Thats about it. I am sure I will be blathering all over the forum today as its my favorite way to start the day. Have a good one!
Diane
8 months and having a ball
Jul 23, 2010
Saw Dr. Jossart yesterday. Such a good doc. I am at bmi 25.9. He thinks i should be transitioning to maintenance (WTF!) but i wanna lose 10 more so he say oh, ok. Had a nice chat. And support group was good too. Bragged about having recently gone horseback riding for the first time in 20 years. It was so great. But after an hour and a half my rear was objecting. Amazingly the horse was not objecting to this person of almost (not quite) normal weight on her back. Others in the group were heavier than me and it was thrilling to not be embarrassed to tell my weight to the stable manager so she could assign me the correct horse. I had set my goal as riding a horse on the beach but the rental stables aren't allowed to do this though private owned horses can. I am going to have to make friends with someone with a horse so i can get that beach ride. Where there is a will, there is a way.

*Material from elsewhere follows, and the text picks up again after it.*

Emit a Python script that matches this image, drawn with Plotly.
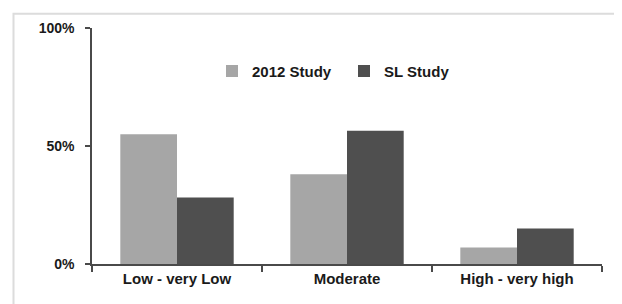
import plotly.graph_objects as go

categories = ["Low - very Low", "Moderate", "High - very high"]
study_2012 = [0.55, 0.38, 0.07]
sl_study = [0.282, 0.565, 0.15]
series_names = ["2012 Study", "SL Study"]
y_tick_vals = [0, 0.5, 1.0]
y_tick_text = ["0%", "50%", "100%"]

FONT = "Liberation Sans, Arial, sans-serif"
TXT = "#1a1a1a"
AXIS = "#4a4a4a"

fig = go.Figure()
fig.add_trace(go.Bar(x=categories, y=study_2012, name=series_names[0],
                     marker=dict(color="#a6a6a6", line=dict(width=0))))
fig.add_trace(go.Bar(x=categories, y=sl_study, name=series_names[1],
                     marker=dict(color="#4f4f4f", line=dict(width=0))))

# page body has an 8px default margin; compensate
OFF = 8
W, H = 622 - OFF, 304 - OFF
L, T = 92 - OFF, 24 - OFF
pw, ph = 510, 240
R, B = W - L - pw, H - T - ph


def px_x(px):
    return (px - OFF - L) / pw


def px_y(py):
    return (T + ph - (py - OFF)) / ph


fig.update_layout(
    width=W, height=H,
    margin=dict(l=L, r=R, t=T, b=B, pad=0),
    paper_bgcolor="white", plot_bgcolor="white",
    barmode="group", bargap=0.333, bargroupgap=0,
    font=dict(family=FONT, color=TXT, size=15, weight="bold"),
    showlegend=True,
    legend=dict(orientation="h", x=px_x(212), y=px_y(68),
                xanchor="left", yanchor="middle",
                itemwidth=30,
                entrywidth=87, entrywidthmode="pixels",
                font=dict(family=FONT, size=15, color=TXT, weight="bold"),
                bgcolor="rgba(0,0,0,0)", itemclick=False),
    xaxis=dict(type="category", tickson="boundaries", ticks="outside",
               ticklen=6, tickwidth=1.5, tickcolor=AXIS,
               showline=True, linecolor=AXIS, linewidth=1.5,
               showgrid=False, zeroline=False,
               tickfont=dict(family=FONT, size=15, color=TXT, weight="bold")),
    yaxis=dict(range=[0, 1.0], tickvals=y_tick_vals, ticktext=y_tick_text,
               ticks="outside", ticklen=5, tickwidth=1.5, tickcolor=AXIS,
               showline=True, linecolor=AXIS, linewidth=1.5,
               showgrid=False, zeroline=False, ticklabelstandoff=8,
               tickfont=dict(family=FONT, size=14, color=TXT, weight="bold")),
)

# light outer frame
fig.add_shape(type="rect", xref="paper", yref="paper",
              x0=px_x(13.5), x1=px_x(617), y0=px_y(330), y1=px_y(9.5),
              line=dict(color="#dcdcdc", width=2), fillcolor="rgba(0,0,0,0)",
              layer="below")

fig.write_html("out.html")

STomach is wrinkly and arms and inner thighs are flabby. need plastics. may or may not do that. probably should do some weight training first.
Thats about it for now. Still losing about 6 lbs per month. Works for me.
6 months out
May 21, 2010
My birthday is in four months and I would love to celebrate it by having a bmi of under 25 making me officially not overweight. gotta lose 20 lbs to do it. wish me luck. D
Back from a 12 day trip
May 12, 2010
My family seemed pleased and accepting of my procedure even though i had not told my mother ahead of time due to some dementia she has. She accepted it well and seems ok with it. Has probably forgotten by now. The only sad note is I was hoping to get my very overweight brother interested in doing this but he just could not have been less interested. NOt sure why.
Found out one of my long time friends has a lap band she got a few years ago. we were always the two fat girls in our crowd in school. It doesn't appear to me that she has lost any weight with it. She says it feels fine and it keeps her from getting worse. I am so glad I didn't do that and did what I did.
Airplane travel was uneventful (3 flights each way). Just kept getting plenty of water, got lowfat milk when i could and ate protein bar as needed. worked out but I am glad to be home with my normal routine.
And the best part is I weigh 4 lbs less than when i left. hot dog!!!